The other parts of the city's strategy are to provide access to high-quality care for those who are addicted and education to prevent drug abuse in the first place.

As part of that, Wen said she is seeking operating money for the city's planned "stabilization center" for people with substance abuse symptoms that don't need to be treated in an emergency room. She said the state has provided the $3.6 million the city will need to build the center, but she needs funding to run it.

City health officials say they see the center as a way station where people intoxicated by drugs or alcohol can rest for an estimated six to 10 hours while they recover. Before they are released, they would be given information about how to receive treatment.

Farrow said people brought to emergency rooms for drug-related symptoms often don't get the follow-up care they need. She said the stabilization centers would be staffed with nurse practitioners and social workers around the clock and on weekends.

"We want to see people taken to a facility that can really help their needs," she said. "We know we want to continue to follow these folks" whether they want treatment or not.
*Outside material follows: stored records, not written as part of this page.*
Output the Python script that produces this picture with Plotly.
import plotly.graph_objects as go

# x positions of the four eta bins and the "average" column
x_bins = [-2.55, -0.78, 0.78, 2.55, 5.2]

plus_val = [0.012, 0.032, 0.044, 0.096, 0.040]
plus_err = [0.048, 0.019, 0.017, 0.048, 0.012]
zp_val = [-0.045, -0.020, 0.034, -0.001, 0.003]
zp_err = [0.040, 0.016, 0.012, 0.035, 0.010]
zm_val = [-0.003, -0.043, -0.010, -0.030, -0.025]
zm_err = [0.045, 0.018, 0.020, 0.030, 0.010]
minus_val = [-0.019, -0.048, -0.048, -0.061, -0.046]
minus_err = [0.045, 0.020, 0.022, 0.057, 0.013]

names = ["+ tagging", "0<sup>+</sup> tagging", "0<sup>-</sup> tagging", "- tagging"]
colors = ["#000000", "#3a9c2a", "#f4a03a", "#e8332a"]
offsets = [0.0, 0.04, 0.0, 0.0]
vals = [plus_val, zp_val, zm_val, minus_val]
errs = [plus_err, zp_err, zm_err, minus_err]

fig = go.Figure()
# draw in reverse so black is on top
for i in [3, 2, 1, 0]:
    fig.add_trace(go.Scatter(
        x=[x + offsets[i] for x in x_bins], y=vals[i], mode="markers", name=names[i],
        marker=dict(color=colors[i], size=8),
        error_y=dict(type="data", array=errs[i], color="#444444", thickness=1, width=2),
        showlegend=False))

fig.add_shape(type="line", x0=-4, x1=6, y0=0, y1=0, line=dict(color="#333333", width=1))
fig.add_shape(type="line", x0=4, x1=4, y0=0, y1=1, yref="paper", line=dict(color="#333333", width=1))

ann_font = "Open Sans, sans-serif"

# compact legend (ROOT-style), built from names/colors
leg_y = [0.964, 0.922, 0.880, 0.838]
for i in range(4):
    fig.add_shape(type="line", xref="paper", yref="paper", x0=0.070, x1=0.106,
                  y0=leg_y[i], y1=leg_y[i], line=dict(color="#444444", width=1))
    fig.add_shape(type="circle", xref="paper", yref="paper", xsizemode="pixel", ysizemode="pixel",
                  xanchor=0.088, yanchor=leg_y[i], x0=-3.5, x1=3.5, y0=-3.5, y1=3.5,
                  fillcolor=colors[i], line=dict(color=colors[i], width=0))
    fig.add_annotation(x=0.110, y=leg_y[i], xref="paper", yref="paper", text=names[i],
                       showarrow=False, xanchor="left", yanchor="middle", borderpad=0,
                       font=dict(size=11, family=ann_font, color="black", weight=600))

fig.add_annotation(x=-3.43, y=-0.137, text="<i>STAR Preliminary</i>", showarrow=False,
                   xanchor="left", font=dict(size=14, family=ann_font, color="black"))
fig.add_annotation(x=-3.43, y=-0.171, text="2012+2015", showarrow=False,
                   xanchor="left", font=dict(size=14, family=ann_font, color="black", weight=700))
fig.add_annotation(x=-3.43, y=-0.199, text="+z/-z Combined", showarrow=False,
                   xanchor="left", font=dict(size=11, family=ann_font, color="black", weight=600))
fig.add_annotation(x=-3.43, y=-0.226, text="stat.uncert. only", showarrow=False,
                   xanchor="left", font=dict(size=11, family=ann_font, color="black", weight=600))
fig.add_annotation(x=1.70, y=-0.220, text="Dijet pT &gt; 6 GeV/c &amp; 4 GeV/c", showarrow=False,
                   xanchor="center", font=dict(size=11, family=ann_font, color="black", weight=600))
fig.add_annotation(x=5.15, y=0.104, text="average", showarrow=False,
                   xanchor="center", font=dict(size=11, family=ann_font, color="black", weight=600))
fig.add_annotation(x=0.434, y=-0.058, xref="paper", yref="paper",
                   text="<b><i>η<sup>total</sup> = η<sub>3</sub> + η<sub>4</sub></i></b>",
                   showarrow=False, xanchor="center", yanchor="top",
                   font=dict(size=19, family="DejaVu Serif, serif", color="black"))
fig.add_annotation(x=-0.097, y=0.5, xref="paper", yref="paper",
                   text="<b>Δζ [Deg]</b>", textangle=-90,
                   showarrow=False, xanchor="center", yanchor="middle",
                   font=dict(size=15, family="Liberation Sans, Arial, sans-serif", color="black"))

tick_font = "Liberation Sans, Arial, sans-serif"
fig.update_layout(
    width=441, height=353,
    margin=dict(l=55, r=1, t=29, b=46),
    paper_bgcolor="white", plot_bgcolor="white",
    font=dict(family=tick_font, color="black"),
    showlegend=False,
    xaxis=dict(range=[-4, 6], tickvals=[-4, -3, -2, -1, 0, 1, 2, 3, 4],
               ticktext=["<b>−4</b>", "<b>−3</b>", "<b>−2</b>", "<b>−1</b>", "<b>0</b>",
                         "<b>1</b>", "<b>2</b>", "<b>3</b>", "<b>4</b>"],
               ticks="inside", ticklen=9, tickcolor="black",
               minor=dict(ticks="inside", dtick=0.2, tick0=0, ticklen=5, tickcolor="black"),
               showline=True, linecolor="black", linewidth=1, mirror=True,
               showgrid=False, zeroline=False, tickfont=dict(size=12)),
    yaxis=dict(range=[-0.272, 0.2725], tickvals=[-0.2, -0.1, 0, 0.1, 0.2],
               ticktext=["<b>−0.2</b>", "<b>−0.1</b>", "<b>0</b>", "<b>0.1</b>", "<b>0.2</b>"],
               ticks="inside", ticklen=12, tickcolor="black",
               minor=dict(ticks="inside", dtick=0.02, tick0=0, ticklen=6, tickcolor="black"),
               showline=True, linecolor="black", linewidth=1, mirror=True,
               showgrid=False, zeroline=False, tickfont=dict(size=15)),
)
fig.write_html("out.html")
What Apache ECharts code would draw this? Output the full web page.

Wen said the next challenge is to see that beds are available in treatment centers so patients don't have to wait for weeks for space in a program. Nationally, only 11 percent of addicts seeking treatment are able to get it when they need it, she said. In some cases, Wen said, patients know the only way to get a bed is to claim to be suicidal.

One of the strategies the city has adopted to prevent addiction is to contact Baltimore physicians to ask them to consider how often they prescribe powerful painkillers. While Americans make up less than 5 percent of the world's population, they receive 80 percent of its opioid prescriptions, Wen said.

"Are Americans really in such pain?" she asked.

Wen's strategy won praise from committee members.

"We think you're doing an amazing job in Baltimore city," said Del. Peter A. Hammen, a Baltimore Democrat who co-chairs the panel.

Wen said giving prescriptions to lawmakers is more than a gimmick. She said legislators are leaders in their communities who frequently attend public meetings where they can spread the word about naloxone.

"We want to show that everyone can learn to use naloxone," she said.